Article 93 says: “The House of the People shall, as soon as may be, choose two members of the House to be respectively Speaker and Deputy Speaker thereof and, so often as the office of Speaker or Deputy Speaker becomes vacant, the House shall choose another member to be Speaker or Deputy Speaker, as the case may be.”
Article 178 contains the corresponding position for Speaker and Deputy Speaker of the Legislative Assembly of a state.
Is it mandatory under the Constitution to have a Deputy Speaker?
Constitutional experts point out that both Articles 93 and 178 use the words “shall” and “as soon as may be” — indicating that not only is the election of Speaker and Deputy Speaker mandatory, it must be held at the earliest.
What are the time-frames and rules for the election of the Deputy Speaker?
All that the Constitution says is the election must be held as soon as possible.

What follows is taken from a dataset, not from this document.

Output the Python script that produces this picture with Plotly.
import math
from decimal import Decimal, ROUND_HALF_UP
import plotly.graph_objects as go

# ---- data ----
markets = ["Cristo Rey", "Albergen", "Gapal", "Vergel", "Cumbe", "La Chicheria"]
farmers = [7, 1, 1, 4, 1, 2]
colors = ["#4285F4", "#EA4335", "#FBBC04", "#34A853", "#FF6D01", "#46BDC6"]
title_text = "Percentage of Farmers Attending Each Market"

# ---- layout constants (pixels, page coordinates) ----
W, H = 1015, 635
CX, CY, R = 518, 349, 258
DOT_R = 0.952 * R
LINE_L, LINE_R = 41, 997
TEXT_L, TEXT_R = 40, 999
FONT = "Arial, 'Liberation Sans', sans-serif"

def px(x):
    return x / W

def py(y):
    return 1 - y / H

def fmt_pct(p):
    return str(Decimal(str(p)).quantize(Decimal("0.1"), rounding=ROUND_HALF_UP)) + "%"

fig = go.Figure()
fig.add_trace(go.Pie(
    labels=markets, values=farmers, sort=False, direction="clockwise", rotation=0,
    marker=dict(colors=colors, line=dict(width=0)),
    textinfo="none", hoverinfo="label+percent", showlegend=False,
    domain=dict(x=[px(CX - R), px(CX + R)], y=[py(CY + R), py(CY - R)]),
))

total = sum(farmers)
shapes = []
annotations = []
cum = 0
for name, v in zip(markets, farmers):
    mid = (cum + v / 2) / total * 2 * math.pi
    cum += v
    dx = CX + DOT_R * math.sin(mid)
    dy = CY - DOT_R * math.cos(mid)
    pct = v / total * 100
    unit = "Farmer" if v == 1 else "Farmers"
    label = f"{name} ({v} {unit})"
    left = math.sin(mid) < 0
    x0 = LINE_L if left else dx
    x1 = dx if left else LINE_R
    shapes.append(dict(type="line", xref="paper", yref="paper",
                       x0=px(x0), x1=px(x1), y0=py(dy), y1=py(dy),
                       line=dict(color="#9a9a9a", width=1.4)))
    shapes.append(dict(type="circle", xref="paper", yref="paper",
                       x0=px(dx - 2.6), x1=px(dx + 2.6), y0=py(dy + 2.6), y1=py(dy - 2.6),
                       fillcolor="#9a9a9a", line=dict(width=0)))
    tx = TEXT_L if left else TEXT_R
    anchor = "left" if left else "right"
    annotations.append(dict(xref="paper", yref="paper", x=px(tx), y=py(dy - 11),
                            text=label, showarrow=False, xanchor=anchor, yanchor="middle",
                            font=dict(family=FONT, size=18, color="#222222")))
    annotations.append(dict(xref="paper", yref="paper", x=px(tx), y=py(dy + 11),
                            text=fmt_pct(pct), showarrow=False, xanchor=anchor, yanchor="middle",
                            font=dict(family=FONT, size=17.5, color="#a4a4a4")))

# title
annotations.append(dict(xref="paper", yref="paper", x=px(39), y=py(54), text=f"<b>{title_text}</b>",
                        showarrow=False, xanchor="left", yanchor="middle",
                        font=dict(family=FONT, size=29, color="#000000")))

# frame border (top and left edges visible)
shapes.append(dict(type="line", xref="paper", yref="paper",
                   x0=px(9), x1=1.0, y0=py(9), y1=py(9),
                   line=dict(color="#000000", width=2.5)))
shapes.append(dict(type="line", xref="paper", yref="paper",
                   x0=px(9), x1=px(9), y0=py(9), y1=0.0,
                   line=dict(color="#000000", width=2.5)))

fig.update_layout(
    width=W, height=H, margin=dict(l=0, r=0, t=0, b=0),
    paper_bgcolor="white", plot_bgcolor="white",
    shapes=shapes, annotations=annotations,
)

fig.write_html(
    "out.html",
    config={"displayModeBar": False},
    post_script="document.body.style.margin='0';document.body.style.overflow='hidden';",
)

Generally speaking, the practice in both Lok Sabha and the state Legislative Assemblies has been to elect the Speaker during the (mostly short) first session of the new House — usually on the third day after oath-taking and affirmations take place over the first two days.
In Lok Sabha, the election of Deputy Speaker is governed by Rule 8 of The Rules of Procedure and Conduct of Business in Lok Sabha. According to the Rule, the election “shall be held on such date as the Speaker may fix”, and the Deputy Speaker is elected once a motion proposing his name is carried.
Once elected, the Deputy Speaker usually continues in office until the dissolution of the House.
Under Article 94 (Article 179 for state legislatures), the Speaker or Deputy Speaker “shall vacate his office if he ceases to be a member of the House of the People”.
They may also resign (to each other), or “may be removed from…office by a resolution of the House of the People passed by a majority of all the then members of the House
Do the powers of the Speaker extend to the Deputy Speaker as well?
Article 95(1) says: “While the office of Speaker is vacant, the duties of the office shall be performed by the Deputy Speaker”.
In general, the Deputy Speaker has the same powers as the Speaker when presiding over a sitting of the House. All references to the Speaker in the Rules are deemed to be references to the Deputy Speaker when he presides.
Does being Deputy Speaker protect an MP or MLA from the law of disqualification?
No — with one specific exemption.
Para 5 of the Tenth Schedule (commonly known as the anti-defection law) says that a person who has been elected Speaker/ Deputy Speaker shall not be disqualified if he, by reason of his election to that office, voluntarily gives up the membership of the political party to which he belonged immediately before such election — and does not, so long as he continues to hold such office thereafter, rejoin that political party or become a member of another political party.
This exemption applies to the Rajya Sabha Deputy Chairman, Chairman/ Deputy Chairman of a state Legislative Council, and Speaker/ Deputy Speaker of a state Legislative Assembly as well.